WHAT TO WORK ON: Retype word for word the first line of the listing and each line after it up to the line with "import * as", with the pictures taken out.

SUPPLIED DATA:
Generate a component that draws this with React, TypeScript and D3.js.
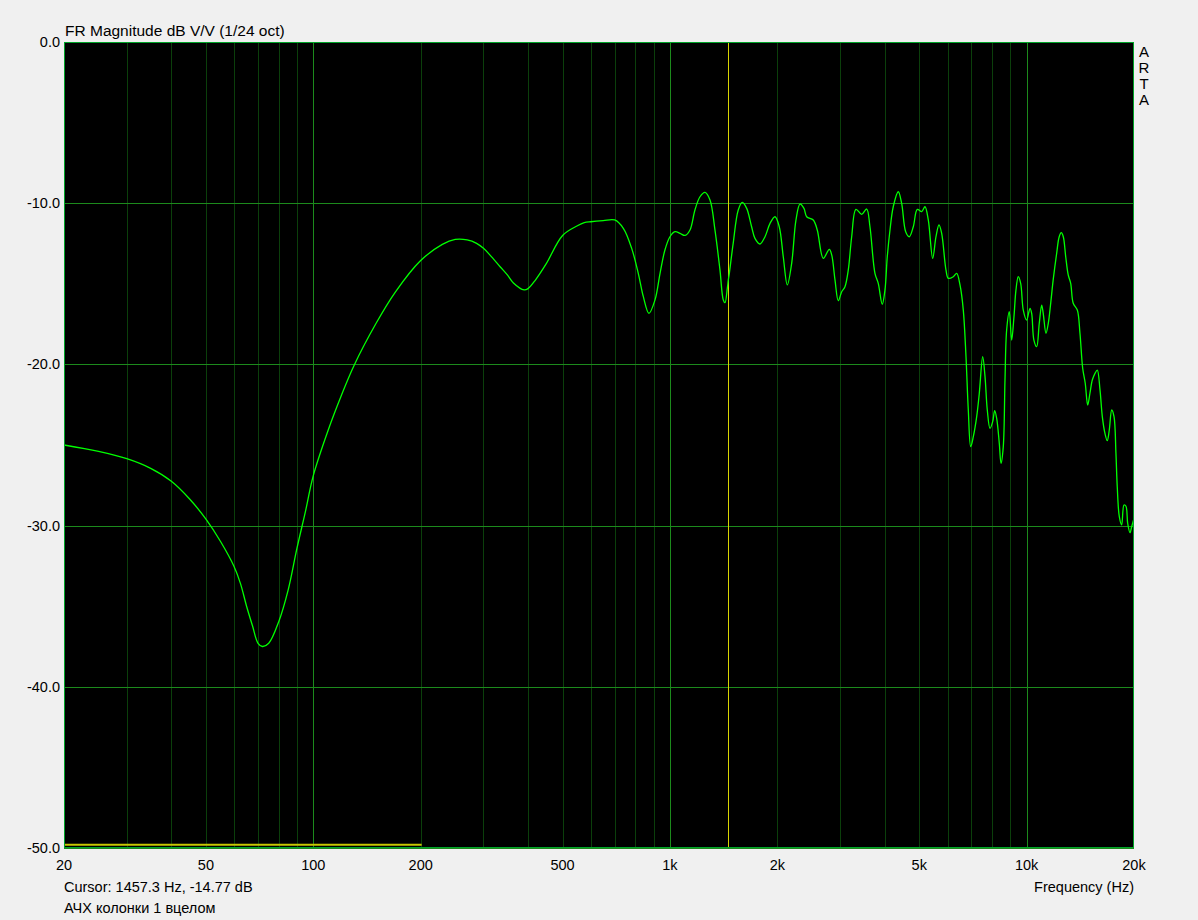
import React from "react";
import * as d3 from "d3";

// ---- Data ----
const freqHz: number[] = [
  20, 25, 30, 35, 40, 45, 50, 55, 60, 62.5, 65, 67.5, 70, 72, 75, 80, 85, 90, 95, 100,
  110, 120, 130, 150, 170, 200, 230, 250, 270, 287, 300, 313, 334, 350, 364, 390, 400, 420, 450,
  500, 550, 575, 600, 650, 700, 740, 781, 815, 842, 873, 908, 938, 968, 1000, 1033, 1067,
  1102, 1138, 1175, 1214, 1254, 1295, 1337, 1381, 1411, 1427, 1448, 1457.3, 1466, 1504,
  1554, 1595, 1641, 1694, 1731, 1788, 1847, 1908, 1970, 2025, 2078, 2133, 2194, 2256,
  2315, 2375, 2417, 2522, 2588, 2691, 2797, 2841, 2902, 2964, 3030, 3095, 3162, 3232,
  3323, 3447, 3560, 3637, 3756, 3837, 3937, 4007, 4067, 4139, 4227, 4366, 4463, 4580,
  4688, 4811, 4937, 5079, 5188, 5300, 5452, 5570, 5679, 5778, 5941, 6030, 6228, 6366,
  6504, 6644, 6761, 6862, 6970, 7088, 7244, 7367, 7530, 7644, 7757, 7894, 8032, 8137,
  8242, 8382, 8475, 8601, 8696, 8790, 8941, 9078, 9215, 9335, 9474, 9623, 9786, 10000,
  10220, 10330, 10480, 10670, 10850, 11020, 11130, 11330, 11500, 11680, 11870, 12140,
  12340, 12510, 12670, 12870, 13080, 13290, 13510, 13870, 14110, 14360, 14600, 14830,
  15050, 15280, 15550, 15780, 16060, 16300, 16580, 16830, 17050, 17320, 17580, 17800,
  17950, 18190, 18470, 18750, 18990, 19200, 19490, 19700, 20000,
];

const magDb: number[] = [
  -25.0, -25.4, -25.85, -26.45, -27.25, -28.35, -29.6, -31.0, -32.55, -33.6, -35.0, -36.2, -37.3, -37.5, -37.3, -35.96, -34.0, -31.4, -29.15, -26.9,
  -24.1, -21.9, -20.08, -17.45, -15.5, -13.56, -12.55, -12.25, -12.28, -12.49, -12.8, -13.22, -13.94, -14.45, -14.95, -15.38, -15.3, -14.75, -13.75,
  -12.0, -11.4, -11.21, -11.15, -11.08, -11.04, -11.56, -12.8, -14.35, -15.8, -16.83, -16.0, -14.35, -12.9, -12.08, -11.77, -11.87,
  -12.0, -11.66, -10.42, -9.6, -9.33, -9.8, -11.66, -14.14, -16.0, -16.17, -15.28, -14.77, -14.4, -12.49,
  -10.42, -9.95, -10.32, -11.46, -12.18, -12.53, -12.08, -11.25, -10.84, -11.46, -13.32, -15.07, -13.73, -11.04,
  -10.05, -10.32, -10.84, -11.04, -11.66, -13.42, -12.86, -13.21, -14.76, -16.05, -15.49, -15.18, -14.14, -12.08,
  -10.38, -10.69, -10.36, -11.46, -14.35, -14.97, -16.27, -15.38, -13.32, -11.66, -10.22, -9.29, -10.01, -11.77,
  -12.08, -11.46, -10.38, -10.52, -10.22, -11.04, -13.42, -12.08, -11.35, -11.87, -14.14, -14.66, -14.56, -14.35,
  -15.07, -16.63, -19.52, -22.83, -25.1, -24.48, -23.24, -21.79, -19.52, -20.76, -22.83, -23.97, -23.55, -22.87,
  -23.35, -24.9, -26.14, -25.1, -20.97, -17.87, -16.73, -18.49, -17.04, -15.38, -14.56, -14.97, -16.63, -17.25,
  -16.52, -16.83, -18.49, -18.9, -17.45, -16.32, -16.83, -18.07, -17.45, -16.21, -14.76, -13.11,
  -12.08, -11.83, -12.08, -13.32, -14.45, -14.97, -16.21, -16.63, -18.07, -20.24, -21.17, -22.52,
  -21.79, -20.97, -20.56, -20.35, -21.59, -23.24, -24.28, -24.73, -24.07, -22.83, -23.24, -25.52,
  -27.59, -29.45, -29.96, -28.72, -28.8, -29.86, -30.44, -30.07, -29.55,
];

const yTicks: number[] = [0, -10, -20, -30, -40, -50];
const xTickValues: number[] = [20, 50, 100, 200, 500, 1000, 2000, 5000, 10000, 20000];
const xTickLabels: string[] = ["20", "50", "100", "200", "500", "1k", "2k", "5k", "10k", "20k"];
const minorGridHz: number[] = [
  30, 40, 50, 60, 70, 80, 90,
  200, 300, 400, 500, 600, 700, 800, 900,
  2000, 3000, 4000, 5000, 6000, 7000, 8000, 9000,
];
const majorGridHz: number[] = [100, 1000, 10000];
const cursorHz = 1457.3;
const cursorText = "Cursor: 1457.3 Hz, -14.77 dB";
const generatorRange: number[] = [20, 200];
const generatorDb = -49.8;
const titleText = "FR Magnitude dB V/V (1/24 oct)";
const xAxisTitle = "Frequency (Hz)";
const curveName = "АЧХ колонки 1 вцелом";
const brandLetters: string[] = ["A", "R", "T", "A"];

const W = 1198;
const H = 920;
const plot = { left: 64, right: 1134, top: 42, bottom: 848 };

export default function App() {
  const x = d3.scaleLog().domain([20, 20000]).range([plot.left, plot.right]);
  const y = d3.scaleLinear().domain([-50, 0]).range([plot.bottom, plot.top]);
  const px = (v: number) => Math.round(x(v)) + 0.5;
  const py = (v: number) => Math.round(y(v)) + 0.5;

  const pts: [number, number][] = freqHz.map((f, i) => [f, magDb[i]]);
  const line = d3
    .line<[number, number]>()
    .x((d) => x(d[0]))
    .y((d) => y(d[1]))
    .curve(d3.curveCatmullRom.alpha(0.5));

  const font = "'Liberation Sans', Arial, sans-serif";

  return (
    <svg
      width={W}
      height={H}
      style={{ position: "absolute", left: 0, top: 0, background: "#f0f0f0" }}
      fontFamily={font}
    >
      <rect x={0} y={0} width={W} height={H} fill="#f0f0f0" />
      <rect
        x={plot.left}
        y={plot.top}
        width={plot.right - plot.left}
        height={plot.bottom - plot.top}
        fill="#000000"
      />
      <defs>
        <clipPath id="plotclip">
          <rect x={plot.left} y={plot.top} width={plot.right - plot.left} height={plot.bottom - plot.top} />
        </clipPath>
      </defs>
      {minorGridHz.map((f) => (
        <line key={"mn" + f} x1={px(f)} x2={px(f)} y1={plot.top} y2={plot.bottom} stroke="#0b3f0b" strokeWidth={1} />
      ))}
      {majorGridHz.map((f) => (
        <line key={"mj" + f} x1={px(f)} x2={px(f)} y1={plot.top} y2={plot.bottom} stroke="#1c8a1c" strokeWidth={1} />
      ))}
      {yTicks.map((v) => (
        <line key={"h" + v} x1={plot.left} x2={plot.right} y1={py(v)} y2={py(v)} stroke="#1c8a1c" strokeWidth={1} />
      ))}
      <line
        x1={x(generatorRange[0])}
        x2={x(generatorRange[1]) + 1}
        y1={y(generatorDb)}
        y2={y(generatorDb)}
        stroke="#c8c800"
        strokeWidth={2}
      />
      <line x1={px(cursorHz)} x2={px(cursorHz)} y1={plot.top} y2={plot.bottom} stroke="#d8d400" strokeWidth={1} />
      <path d={line(pts) || ""} fill="none" stroke="#00ff00" strokeWidth={1.3} clipPath="url(#plotclip)" />
      <rect
        x={plot.left + 0.5}
        y={plot.top + 0.5}
        width={plot.right - plot.left - 1}
        height={plot.bottom - plot.top - 1}
        fill="none"
        stroke="#00a428"
        strokeWidth={1}
      />
      <text x={plot.left + 1} y={36} fontSize={15.5} fill="#000">
        {titleText}
      </text>
      {yTicks.map((v) => (
        <text key={"yl" + v} x={60} y={y(v) + 5} fontSize={14.5} textAnchor="end" fill="#000">
          {v.toFixed(1)}
        </text>
      ))}
      {xTickValues.map((f, i) => (
        <text key={"xl" + f} x={x(f)} y={870} fontSize={14.5} textAnchor="middle" fill="#000">
          {xTickLabels[i]}
        </text>
      ))}
      <text x={plot.right} y={892} fontSize={14.5} textAnchor="end" fill="#000">
        {xAxisTitle}
      </text>
      <text x={plot.left} y={892} fontSize={14.5} fill="#000">
        {cursorText}
      </text>
      <text x={plot.left} y={913} fontSize={14.5} fill="#000">
        {curveName}
      </text>
      {brandLetters.map((c, i) => (
        <text key={"b" + i} x={1144} y={56.5 + i * 16.2} fontSize={15} textAnchor="middle" fill="#000">
          {c}
        </text>
      ))}
    </svg>
  );
}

TASK OUTPUT:
Generate a component that draws this with React, TypeScript and D3.js.
import React from "react";
import * as d3 from "d3";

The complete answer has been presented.